Na segunda noite buscaram trazer a Cabanagem tratando do direito à demarcação de terras,a equidade entre todos os gêneros e etnias, lembrando negros e negras que brincaram de boi em Parintins, fazendo do “bomba” um meio de luta e uma forma de resistência, enfatizando um Brasil indígena , onde vidas negras importam. Mostraram a Cabanagem trazendo uma toada de Gabriel Moraes/Joel Almeida/Naferson Cruz e Rubem Alves com versos como este:
Batuques ressoam na luta
E libertam o povo da dor
Cantos insuflam esperança
Que soa num tempo opressor
(…)
Canto, bato no peito
O meu folguedo é garantido
É liberdade, é igualdade
Amazônia do povo de alma
Vermelha
Vai pra rua o povo cantar!
A convite do Dr. Allan Rodrigues participei na Revista do Boi Garantido e estive presente nesta segunda noite do Garantido, onde fiquei muito emocionada com a homenagem que me prestaram após falarem da Rainha Nzinga de Angola e das lendárias Xandora e Ticê da tribo tupi-guarani. Representei as mães pretas que o Brasil criou. Foi um momento muito lindo ser homenageada pelo Boi Garantido como mulher negra ativista e acadêmica, ao lado de uma representante da tradição indígena no Amazonas. Este país foi construído a muitas mãos e etnias.
No terceiro dia o Boi Garantido trouxe a Utopia Vermelha, acreditando que se pode mudar o mundo com paixão, arte e criatividade, situando que Lindolfo Monteverde , humilde pescador da Baixa São José trouxe em 1913 a brincadeira do boi para Parintins, que tomou conta da cidade , sendo comparado a Paulo Freire, por conta da transformação do verbo esperar em “esperançar”, já que foram atrás das utopias, juntando-se com outros para fazer diferente, resistindo à invisibilidade social, apoiada em suas tradições e afirmando suas identidades. A Utopia Vermelha busca reafirmar o compromisso do fundador do Boi garantido de resistir culturalmente em favor da valorização da diversidade cultural, justiça social e respeito ao meio ambiente.
O Garantido não foi o vencedor deste festival de 2022, mas todos comemoram no curral, como chamam a quadra do Garantido, animados pelo Prof. Marcos Moura, seu filho Orlan que foi o Pai Francisco, com o Pajé Paketá e demais membros do Boi, acompanhados pela Batucada do Garantido, louvando a vida e sua capacidade cantar, dançar, produzir alegorias gigantescas e maravilhosas, que resistem, encantam e ilustram suas histórias.
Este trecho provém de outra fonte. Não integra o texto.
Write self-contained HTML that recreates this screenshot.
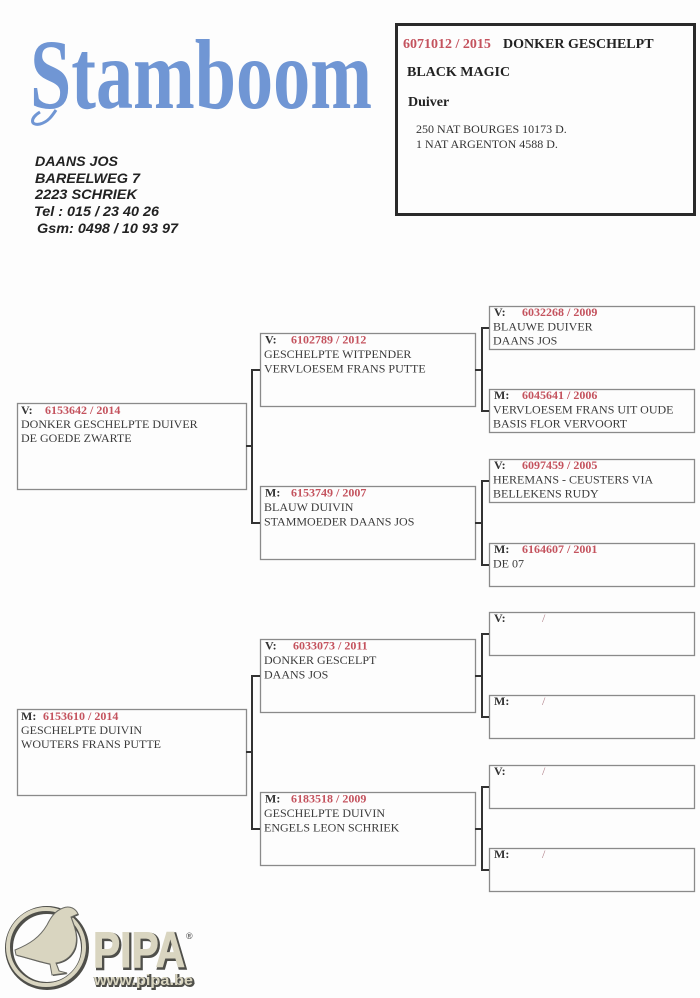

Nesses dias vivi um encontro profundo com o povo brasileiro e com minhas ancestralidades, agradecendo a Marcos Moura do Instituto Ajuri que me acolheu em sua residência, que produz um trabalho educacional e musical, já que compõe toadas para o Garantido e que me possibilitou participar da III Jornada da UFAM, de vivenciar o Boi Garantido, além de receber o título de Sócia Benemérita do Instituto Cultural Ajuri, me tornando assim, mais um membro da família Garantido.
O boi bumbá representa nossa alma guerreira que resiste, canta sambas e toadas, além de iluminar o território da família Garantido e de todos aqueles que acreditam nos seus e em suas histórias em todo o território brasileiro.